Wednesday, July 09, 2008

Tribune gets a ‘payday loan’

Sparing few efforts to raise cash to service its daunting $12.6 billion in debt, the Tribune Co. has taken a highly unusual step for a media company: Borrowing against its future ad revenues.

While it is commonplace and legitimate for companies in many industries to borrow against the value of invoices that customers have yet to pay, most media companies never needed to do this, because their operations historically generated more than enough cash to remain solvent in the few weeks between running an ad and getting a check for it.

But the Tribune Co. reported in a brief press release issued on the eve of the Fourth of July weekend that it has established a line of credit enabling it to borrow up to $300 million against the future value of the advertising revenues that it books. The company already has taken down $225 million of the available funds.

This move, which is roughly akin to a strapped wage-earner borrowing against his next paycheck in what often is called a "payday loan," is but one of several initiatives that Tribune has undertaken to ensure it has sufficient cash to fund the $962 million in interest payments it is obligated to pay this year.

Other steps include selling Newsday, reducing its newspaper staffs by double-digit percentages, dropping 500 pages of newshole a week across its portfolio of publications and cracking down on the consumption of office supplies.

Tribune’s decision to borrow against its receivables struck several media-finance experts as not only unusual but also slightly self-defeating. Instead of waiting for its money for the 60 days it normally takes most advertisers to pay their bills, Tribune will be giving up some of the proceeds in interest payments to Barclays Bank, ensuring that the publisher will collect something less than 100 cents on the dollar.

Tribune did not disclose the terms of the loan, so it is not possible to tell how many pennies it will have to fork over to the bank. If the company paid 7% interest on $225 million for a full year, the bill of nearly $15.8 million would just about pay the salaries of the 150 journalists about to be axed at the Los Angeles Times. Interest of 3.5% for a full year would be nearly $7.9 million, or just about enough to fund the annual compensation of the 80 journalists about to be cut at the Chicago Tribune.

A spot check of newspaper companies determined that no major publisher has found it necessary or economically advantageous to finance its receivables in the same way. The concept is new to Tribune, too.
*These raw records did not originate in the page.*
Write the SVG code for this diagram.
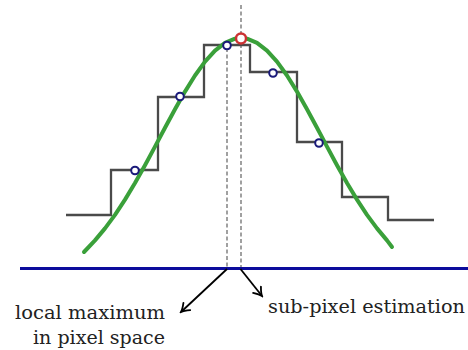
<svg xmlns="http://www.w3.org/2000/svg" width="468" height="350" viewBox="0 0 468 350">
  <style>
    .step { fill: none; stroke: #4a4a4a; stroke-width: 2.3; stroke-linejoin: miter; }
    .curve { fill: none; stroke: #3aa03a; stroke-width: 4; stroke-linecap: round; stroke-linejoin: round; }
    .guide { fill: none; stroke: #6e6e6e; stroke-width: 1.3; stroke-dasharray: 4 2.5; }
    .sample { fill: #ffffff; stroke: #1a1a7a; stroke-width: 2; }
    .peak { fill: #ffffff; stroke: #cc3333; stroke-width: 2.5; }
    .axis { stroke: #0c0c9c; stroke-width: 3; }
    .arrow { fill: none; stroke: #000000; stroke-width: 1.8; }
    .label { font-family: "DejaVu Serif", serif; font-size: 19px; fill: #222222; }
  </style>
  <defs>
    <marker id="tip" viewBox="-10 -6 12 12" refX="0" refY="0" markerWidth="12" markerHeight="12" markerUnits="userSpaceOnUse" orient="auto">
      <path d="M -8 -5 Q -3 -1 0 0 Q -3 1 -8 5" fill="none" stroke="#000000" stroke-width="1.8" stroke-linecap="round"/>
    </marker>
  </defs>

  <g id="guides">
    <line class="guide" x1="227" y1="48" x2="227" y2="268"/>
    <line class="guide" x1="241" y1="5" x2="241" y2="268"/>
  </g>

  <g id="step-signal">
    <polyline class="step" points="66,215 111,215 111,170 158,170 158,97 204,97 204,45 250,45 250,72 297,72 297,142 342,142 342,197 388,197 388,220 434,220"/>
  </g>

  <g id="gaussian">
    <polyline class="curve" points="84,252 95,240.4 105,228.4 115,214.9 125,199.6 135,183 145,165.2 155,146.6 165,127.7 175,109.2 185,91.6 195,75.5 205,61.7 215,50.6 225,42.9 235,38.7 241,38 247,38.7 257,42.9 267,50.6 277,61.7 287,75.5 297,91.6 307,109.2 317,127.7 327,146.6 337,165.2 347,183 357,199.6 367,214.9 377,228.4 387,240.4 392,247"/>
  </g>

  <g id="samples">
    <circle class="sample" cx="135" cy="170.5" r="3.8"/>
    <circle class="sample" cx="180" cy="96.5" r="3.8"/>
    <circle class="sample" cx="227" cy="45.5" r="3.8"/>
    <circle class="sample" cx="273" cy="73" r="3.8"/>
    <circle class="sample" cx="319" cy="143" r="3.8"/>
  </g>

  <g id="peak">
    <circle class="peak" cx="241" cy="38.5" r="5"/>
  </g>

  <g id="axis">
    <line class="axis" x1="20" y1="268.5" x2="468" y2="268.5"/>
  </g>

  <g id="connectors">
    <line class="arrow" x1="227" y1="269" x2="181" y2="312" marker-end="url(#tip)"/>
    <line class="arrow" x1="240.5" y1="269" x2="262" y2="296" marker-end="url(#tip)"/>
  </g>

  <g id="label-local">
    <text class="label" x="165" y="319" text-anchor="end" textLength="150" lengthAdjust="spacingAndGlyphs">local maximum</text>
    <text class="label" x="165" y="344" text-anchor="end" textLength="132" lengthAdjust="spacingAndGlyphs">in pixel space</text>
  </g>

  <g id="label-subpixel">
    <text class="label" x="268" y="313" textLength="197" lengthAdjust="spacingAndGlyphs">sub-pixel estimation</text>
  </g>
</svg>
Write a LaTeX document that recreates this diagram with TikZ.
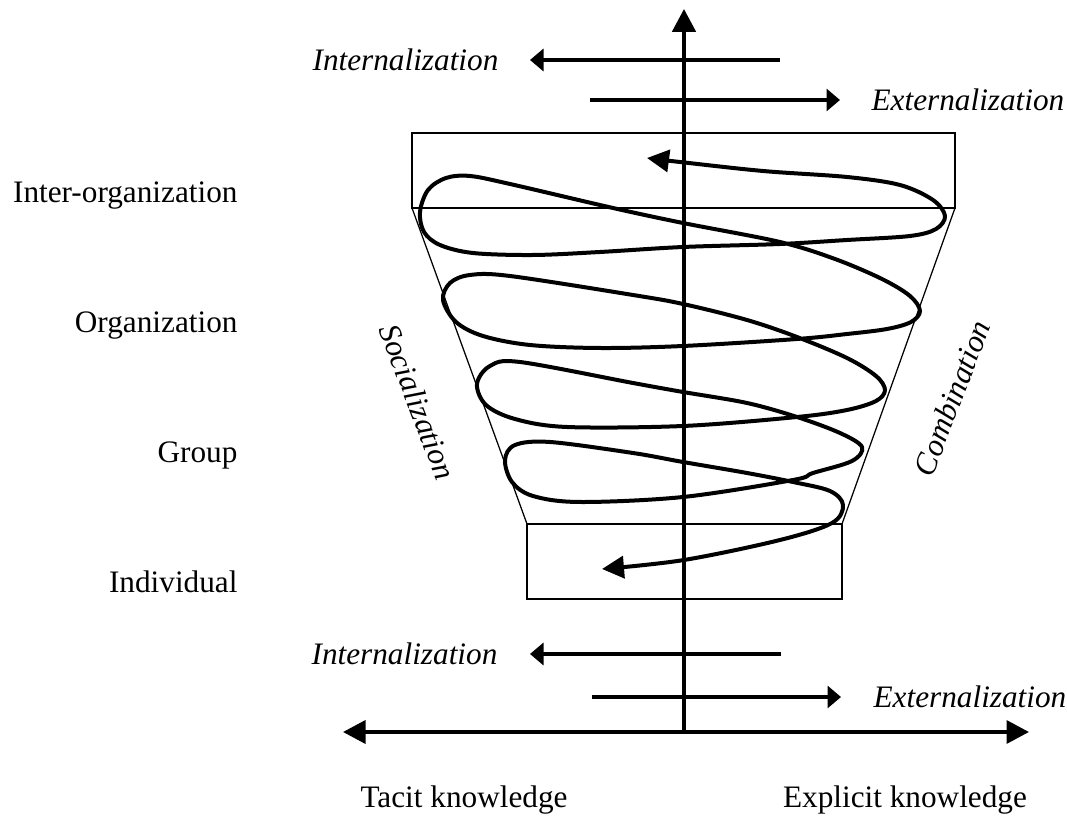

“No, we haven't done this before,” said Tribune spokesman Gary Weitman in an email responding to my inquiry. “As to why we're doing it now, we simply feel that strategically this is a good move to make. I think it is also worth noting that in the face of what seems to constant doom and gloom (from you and others) about the future of newspapers and newspaper advertising, someone out there thinks the future is strong enough to provide financing backed by advertising receivables.”

Thanks, Barclays.


Blogger DigiDave said...

Wow. Not much I can say but wow.

10:06 PM  
Anonymous Anonymous said...

A 7 percent interest rate is extremely generous for this type of loan, especially given the risk Barclays faces for a company struggling with $12.8 billion in debt. Since there are other creditors who are standing at the front of the line and Tribune's debt has already been downgraded as the economics of newspapers sours, Barclays would be certain to charge a big risk premium for its $300 million. An interesting fact that I didn't know is that Tribune spent $225 million of the loan immediately, indicating a lot of stress. I think 12 percent would not be out of line

5:28 AM  
Anonymous Anonymous said...

...Tribune spokesman Weitman displayed the churlishness of a Mafia don when responding to your inquiry. The press is immune to negative 'letters to the editor', which they shuck off, but still bridles at the alternate internet information system and it's interest in press reporting. They still think they own the " Truth to power " meme.

7:21 AM  
Blogger Trista said...

This comment has been removed by a blog administrator.

3:09 PM  
Anonymous Anonymous said...

I'm just a dumb citizen, and not familiar with the world of high finance, but it strikes me that $12.6 billion in old debt, plus $300 million in new debt equals $12.9 billion in debt. And this after the Tribune received $650 million from Newsday. So where did that Newsday money go? I guess to pay the vig? As I said, I don't know anything about high finance, but to have a concern that is shrinking in size, while its debt is increasing is a recipe for disaster.

7:53 AM  
Blogger brettdl said...

The Tribune spokesman reminds me of Tariq Aziz during the Iraq war. He kept saying Iraq would win the war while the TV audience could hear the approaching American troops.

5:41 AM  
Anonymous Anonymous said...

I like the "Dumb Citizen" comment. I feel the same way. Yet, this doesn't seem like a very good idea. I know that payday loans can be helpful at times, but this is a really big loan!

9:23 AM  
Anonymous Bell said...

For a company with such a high debt, the risk is also very high. Already there is lot of uncertainity about the company's future. At this point providing loan is a big threat for all.